Trust me when I say that a language with many monosyllables is a good aid for the invention.

>Dactyilic hexameter isn't a greek meter. There has been lots of native english poetry written in dactylic hexameter:

That's not the point. The point is that when you translate it from the original to English, there will always be something lost. You can maintain the rhythm but it will not be the "same" poem. You can maintain the "vibe" but might lose the rhythm, etc., etc.

The poem you posted would not be the "same" if someone translated it to ancient Greek, even if you maintained the rhythm.

Your question literally boils down to "why does this poem sound different when it is different." You are not reading "the poem," you are reading an attempt at recreating the poem. All translations will at least somewhat fall short of the original, simply by fact of not being the actual original.

youtube.com/watch?v=qI0mkt6Z3I0

Expected cringe, but that was actually pretty neat

What translation are you reading?

Holy shit that's a badass cover.

I've gotta stick with this fucking thing. Don't even get me started on the shitty American translation of a British translation of an ancient Greek epic sold in Britain.

The most annoying thing is that it doesn't match the current Lattimore Odyssey at all.

youtube.com/watch?v=ZYRKzOl_hV8

It doesn't even rhyme.

WHAT
CHIKA BOOM
THE
F*CK

I have another Lattimore edition, paperback with his introduction. I got it used. There's a baroque (I'm guessing) painting on the cover. It's pretty nice for what it is.

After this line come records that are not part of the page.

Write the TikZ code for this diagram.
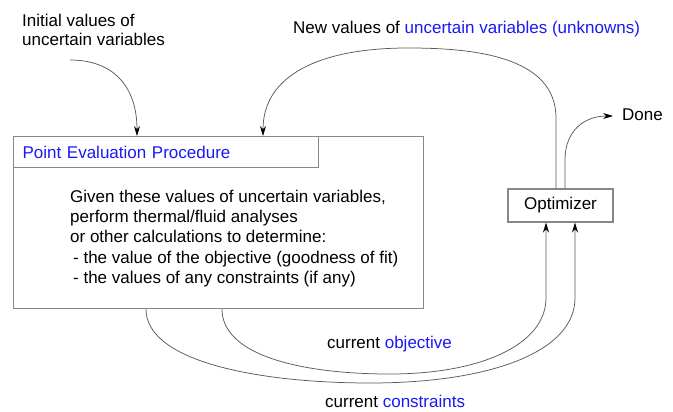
\documentclass[tikz,border=0pt]{standalone}
\usepackage{fontspec}
\setmainfont{Liberation Sans}
\usetikzlibrary{arrows.meta}

\definecolor{labelblue}{RGB}{25,25,245}
\definecolor{linegray}{RGB}{90,90,90}
\definecolor{boxgray}{RGB}{135,135,135}

\tikzset{
  box/.style={draw=boxgray,line width=1.1pt,inner sep=0pt},
  flow/.style={draw=linegray,line width=0.75pt},
  arr/.style={flow,-{Stealth[black,length=10pt,width=6pt]}},
  txt/.style={font=\fontsize{17}{20.4}\selectfont,inner sep=0pt},
}

\begin{document}
\begin{tikzpicture}[x=1pt,y=-1pt]
  \useasboundingbox (0,0) rectangle (673,412);

  % Boxes
  \node[box,anchor=north west,minimum width=410pt,minimum height=172pt] (pep) at (13,136) {};
  \node[box,txt,anchor=north west,minimum height=31pt,inner xsep=9pt,text width=287pt,
        align=left,text=labelblue] (hdr) at (pep.north west) {Point Evaluation Procedure};
  \node[txt,anchor=north west,align=left] (body) at (70,189.5)
    {Given these values of uncertain variables,\\
     perform thermal/fluid analyses\\
     or other calculations to determine:\\
     \hspace*{3pt}- the value of the objective (goodness of fit)\\
     \hspace*{3pt}- the values of any constraints (if any)};
  \node[box,txt,minimum width=105pt,minimum height=33pt] (opt) at (560.5,205.5) {Optimizer};

  % Labels
  \node[txt,anchor=north west,align=left,font=\fontsize{17}{19}\selectfont] (inittxt) at (22,13.8)
    {Initial values of\\uncertain variables};
  \node[txt,anchor=base west] (newtxt) at (293,34)
    {New values of \textcolor{labelblue}{uncertain variables (unknowns)}};
  \node[txt,anchor=base west] (donetxt) at (622,121) {Done};
  \node[txt,anchor=base west] (objtxt) at (327,348) {current \textcolor{labelblue}{objective}};
  \node[txt,anchor=base west] (contxt) at (325,407.5) {current \textcolor{labelblue}{constraints}};

  % Free ends
  \coordinate (init) at (70,60);
  \coordinate (done) at (613,116);

  % Initial values into the procedure
  \draw[arr] (init) .. controls (112,60) and (137,85) .. ([xshift=124pt]pep.north west);

  % New values back from the optimizer
  \draw[arr] ([xshift=-4.5pt]opt.north) -- (556,118)
    .. controls (556,55) and (470,48) .. (408,48)
    .. controls (320,48) and (263,75) .. ([xshift=250pt]pep.north west);

  % Done
  \draw[arr] ([xshift=4.5pt]opt.north) -- (565,160)
    .. controls (565,130) and (585,116) .. (done);

  % Objective and constraints to the optimizer
  \draw[arr] ([xshift=209pt]pep.south west)
    .. controls (222,355) and (300,374) .. (390,374)
    .. controls (480,374) and (546,345) .. (546,298) -- ([xshift=-14.5pt]opt.south);
  \draw[arr] ([xshift=133pt]pep.south west)
    .. controls (146,362) and (260,383) .. (370,383)
    .. controls (490,383) and (575,352) .. (575,298) -- ([xshift=14.5pt]opt.south);
\end{tikzpicture}
\end{document}
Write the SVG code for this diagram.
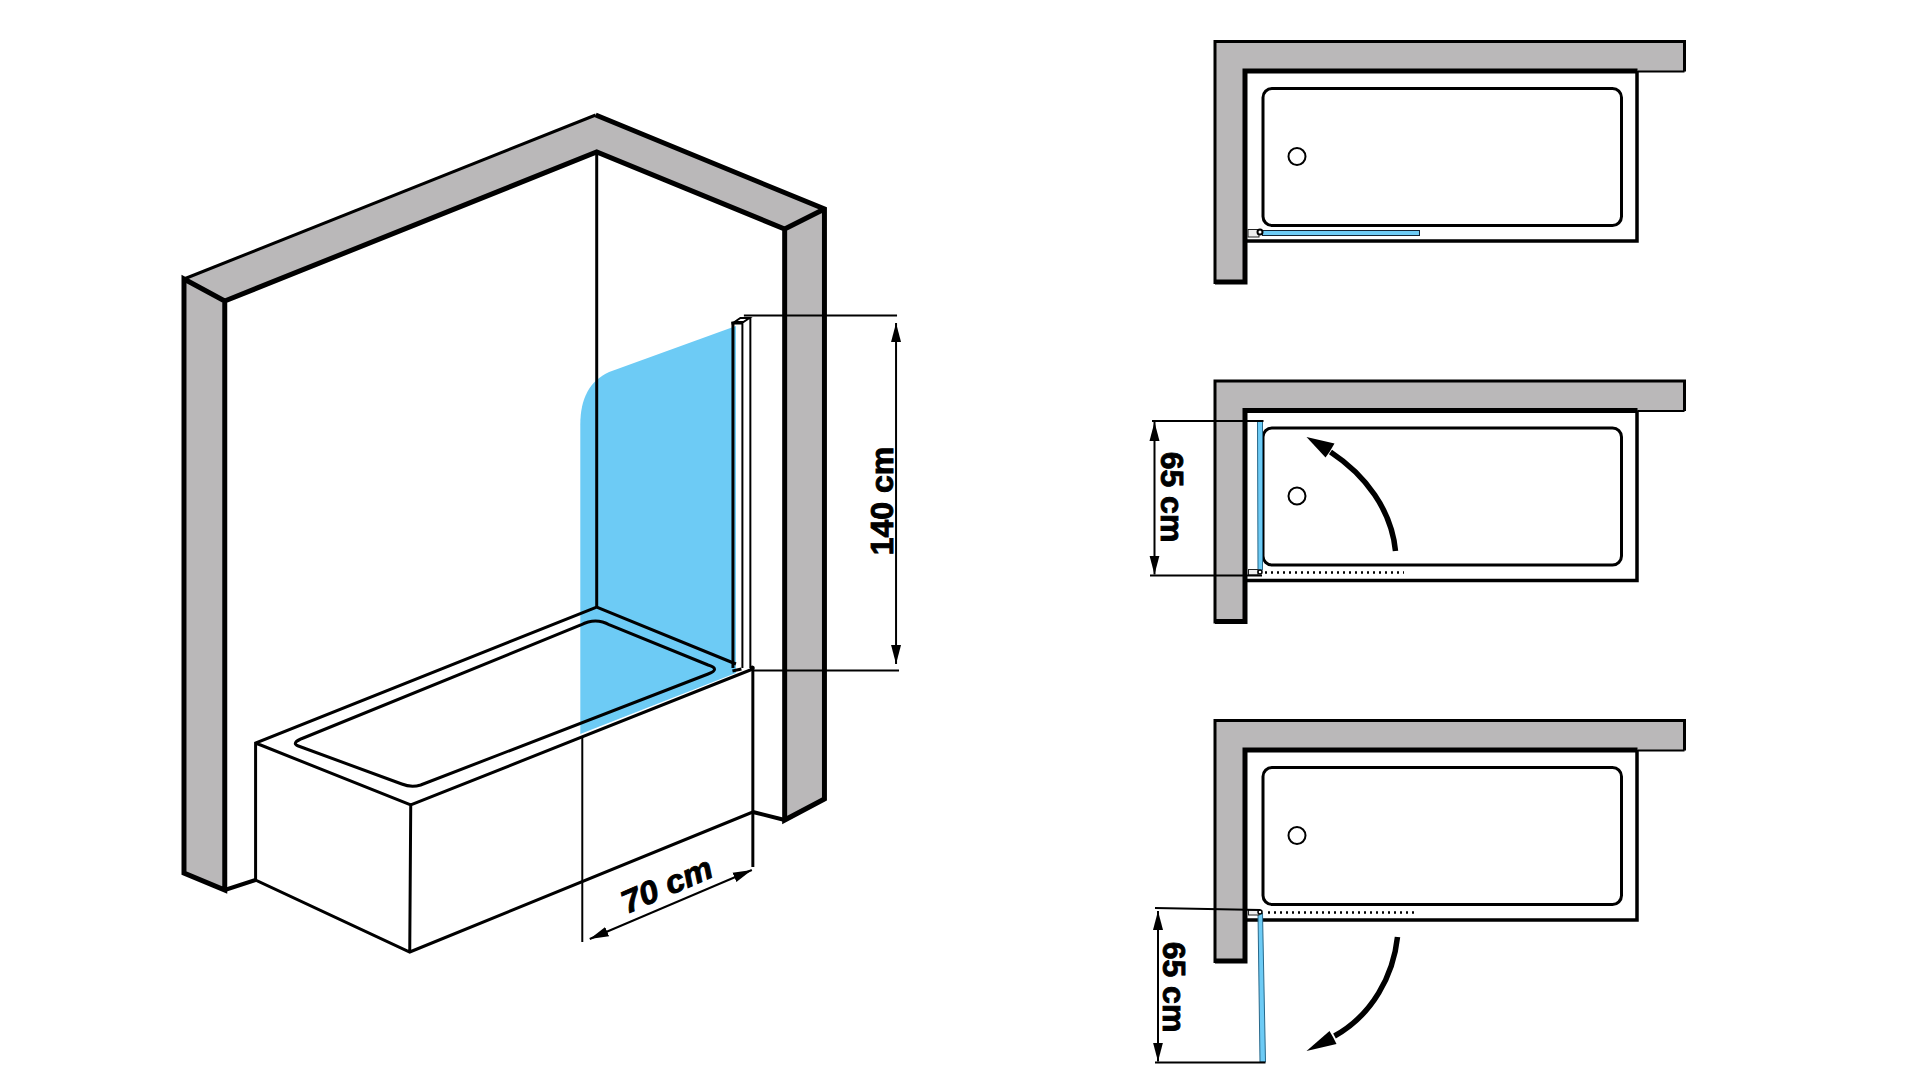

so apparently 80's rap music is in dactyilic hexameter

English and greek are completely different.
When you say long, what you're actually referring to are stressed syllables, while greece actually have long vowels.

Oy vey...

Man, how do I even understand metres? Is there any book about this aspect of poetry, you guys would advise in particular?

I think stephen fry's book might be best for what you're looking for.
But The Art of Poetry by Shira Wolosky is hands down the best book about poetry.

Also, you could try looking up words in the dictionary to get a feel for it. Stressed syllables are often in bold (or they'll use something else to signify it).

James Fenton introduction to engkish poetry

It's not too hard, just read the wiki articles about it and read a few examples, exaggerating the stress on syllables. There's only usually one or two ways to stress a line without it sounding awkward, so by trial-and-error you can kind of figure out what the metre is.

But then also don't read too much into it. Metric stress isn't always so clear-cut as da-DUM-da-DUM-da-DUM-da-DUM. Sometimes a stress will just really light. Lastly, some of this stuff is dialect dependent.

>That is irrelevant.

No, it's not, it is in fact the most relevant answer to the question, "why doesn't this sound musical and good". The reason it does not sound musical is it was written it ancient Greek and you are reading it in modern English.

You're both missing the really key point, which is that Classical Greek is a mora-timed language and English is a stress-time language. The "same" meter will flow differently because the two languages don't permit the same rhythms.